Bubble characteristics by pressure fluctuation analysis in gas-solid bubbling fluidized beds with or without internal

Bubble flow characteristics were investigated in gas-solid bubbling fluidized beds (0.3 m-I.Dx2.4m-high) with or without internals by power spectral analysis of absolute pressure fluctuation. Metallurgical grade silicon particles (MG-Si) were used as bed materials. The particle density and mean particle diameter were 2,328 kg/m(3) and 154 mu m, respectively. Absolute pressure fluctuations were measured simultaneously at two different positions: plenum chamber and beds. Absolute pressure fluctuation in the beds was measured according to the axial bed height in the range of 0.1 to 0.8m. The total sampling time of each data set was 60 s, and the sampling rate was 200Hz.
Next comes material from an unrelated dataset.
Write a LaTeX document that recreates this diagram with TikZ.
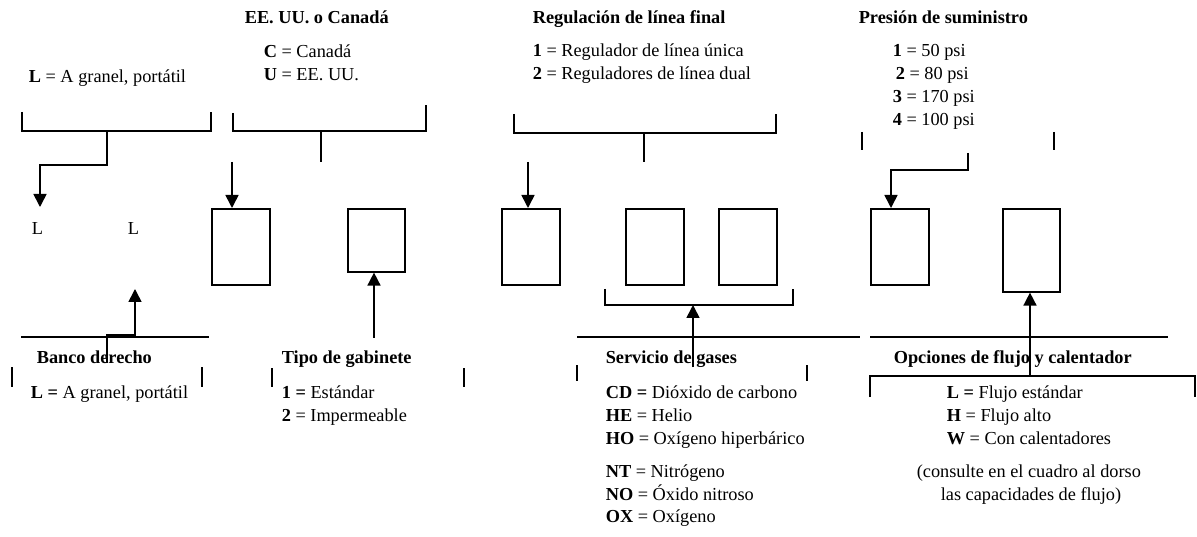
\documentclass[tikz,border=0pt]{standalone}
\usepackage{fontspec}
\setmainfont{Liberation Serif}
\usetikzlibrary{arrows.meta}
\begin{document}
\begin{tikzpicture}[x=1pt,y=-1pt,line width=1.6pt,
  txt/.style={anchor=base west,inner sep=0pt,font=\fontsize{18.3}{22}\selectfont},
  ttl/.style={anchor=base west,inner sep=0pt,font=\fontsize{18.3}{22}\selectfont\bfseries},
  box/.style={draw,line width=1.6pt,anchor=north west,inner sep=0pt,minimum width=58pt,minimum height=76pt},
  arr/.style={-{Triangle[width=13pt,length=13pt]}}]
\useasboundingbox (0,0) rectangle (1197,537);
% top texts
\node[txt] (tl) at (28,83) {\textbf{L} = A granel, portátil};
\node[ttl] (t2) at (244,24) {EE. UU. o Canadá};
\node[txt] (c2a) at (263,58) {\textbf{C} = Canadá};
\node[txt] (c2b) at (263,81) {\textbf{U} = EE. UU.};
\node[ttl] (t3) at (532,24) {Regulación de línea final};
\node[txt] (c3a) at (532,57) {\textbf{1} = Regulador de línea única};
\node[txt] (c3b) at (532,80) {\textbf{2} = Reguladores de línea dual};
\node[ttl] (t4) at (858,24) {Presión de suministro};
\node[txt] (p1) at (892,57) {\textbf{1} = 50 psi};
\node[txt] (p2) at (895,80) {\textbf{2} = 80 psi};
\node[txt] (p3) at (892,103) {\textbf{3} = 170 psi};
\node[txt] (p4) at (892,126) {\textbf{4} = 100 psi};
\node[txt] (L1) at (31,235) {L};
\node[txt] (L2) at (127,235) {L};
% boxes
\node[box] (b1) at (211,208) {};
\node[box,minimum width=57pt,minimum height=63pt] (b2) at (347,208) {};
\node[box] (b3) at (501,208) {};
\node[box] (b4) at (625,208) {};
\node[box] (b5) at (718,208) {};
\node[box] (b6) at (870,208) {};
\node[box,minimum width=57pt,minimum height=83pt] (b7) at (1002,208) {};
% bottom texts
\node[ttl] (t5) at (36,363) {Banco derecho};
\node[txt] (d5) at (30,398) {\textbf{L =} A granel, portátil};
\node[ttl] (t6) at (281,363) {Tipo de gabinete};
\node[txt] (d6a) at (281,398) {\textbf{1 =} Estándar};
\node[txt] (d6b) at (281,421) {\textbf{2} = Impermeable};
\node[ttl] (t7) at (605,363) {Servicio de gases};
\node[txt] (g1) at (605,398) {\textbf{CD =} Dióxido de carbono};
\node[txt] (g2) at (605,421) {\textbf{HE} = Helio};
\node[txt] (g3) at (605,444) {\textbf{HO} = Oxígeno hiperbárico};
\node[txt] (g4) at (605,477) {\textbf{NT} = Nitrógeno};
\node[txt] (g5) at (605,500) {\textbf{NO} = Óxido nitroso};
\node[txt] (g6) at (605,522) {\textbf{OX} = Oxígeno};
\node[ttl] (t8) at (893,363) {Opciones de flujo y calentador};
\node[txt] (f1) at (946,398) {\textbf{L =} Flujo estándar};
\node[txt] (f2) at (946,421) {\textbf{H} = Flujo alto};
\node[txt] (f3) at (946,444) {\textbf{W} = Con calentadores};
\node[txt] (f4) at (916,477) {(consulte en el cuadro al dorso};
\node[txt] (f5) at (940,500) {las capacidades de flujo)};
% top brackets
\draw (22,112) -- (22,131) -- (211,131) -- (211,112);
\draw (233,113) -- (233,131) -- (426,131) -- (426,105);
\draw (514,114) -- (514,133) -- (776,133) -- (776,114);
\draw (862,132) -- (862,150);
\draw (1054,132) -- (1054,150);
% top connectors
\coordinate (s1) at (107,131);
\coordinate (e1) at (40,207);
\draw[arr] (s1) -- (107,165) -- (40,165) -- (e1);
\draw (321,131) -- (321,162);
\coordinate (a1) at (232,162);
\draw[arr] (a1) -- (a1 |- b1.north);
\draw (644,133) -- (644,162);
\coordinate (a3) at (528,162);
\draw[arr] (a3) -- (a3 |- b3.north);
\coordinate (s4) at (968,153);
\coordinate (k4) at (891,170);
\draw[arr] (s4) -- (968,170) -- (k4) -- (k4 |- b6.north);
% bottom lines
\draw (21,337) -- (209,337);
\draw (577,337) -- (860,337);
\draw (870,337) -- (1168,337);
\draw (12,367) -- (12,387);
\draw (202,367) -- (202,387);
\draw (272,368) -- (272,387);
\draw (464,368) -- (464,387);
\draw (577,365) -- (577,381);
\draw (807,365) -- (807,381);
\draw (605,289) -- (605,305) -- (793,305) -- (793,289);
\draw (870,397) -- (870,376) -- (1195,376) -- (1195,397);
% bottom connectors
\coordinate (u5) at (107,363);
\coordinate (e5) at (135,289);
\draw[arr] (u5) -- (107,335) -- (135,335) -- (e5);
\coordinate (u6) at (374,338);
\draw[arr] (u6) -- (u6 |- b2.south);
\coordinate (u7) at (693,367);
\coordinate (e7) at (693,305);
\draw[arr] (u7) -- (e7);
\coordinate (u8) at (1030,376);
\draw[arr] (u8) -- (u8 |- b7.south);
\end{tikzpicture}
\end{document}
Absolute pressure fluctuation data were converted to a power spectral density (PSD) by a Fast-Fourier transform (FTT) algorithm. The PSD in the beds was separated into coherent and incoherent output power. The bubble size was estimated from the standard deviation of the spectrum of incoherent output power, which occurred due to the bubble flow. The estimated bubble size determined by incoherence component analysis was compared to various empirical correlations to determine the bubble size without internals. The estimated bubble size agreed well with the correlation by Choi et al. [19]. The internals were installed 0.45 m above the distributor. With the installation of the internals, and at the bed height of 0.5m, the bubble diameter was decreased by 77% compared to the bubble without the internal at U-0=0.15m/s.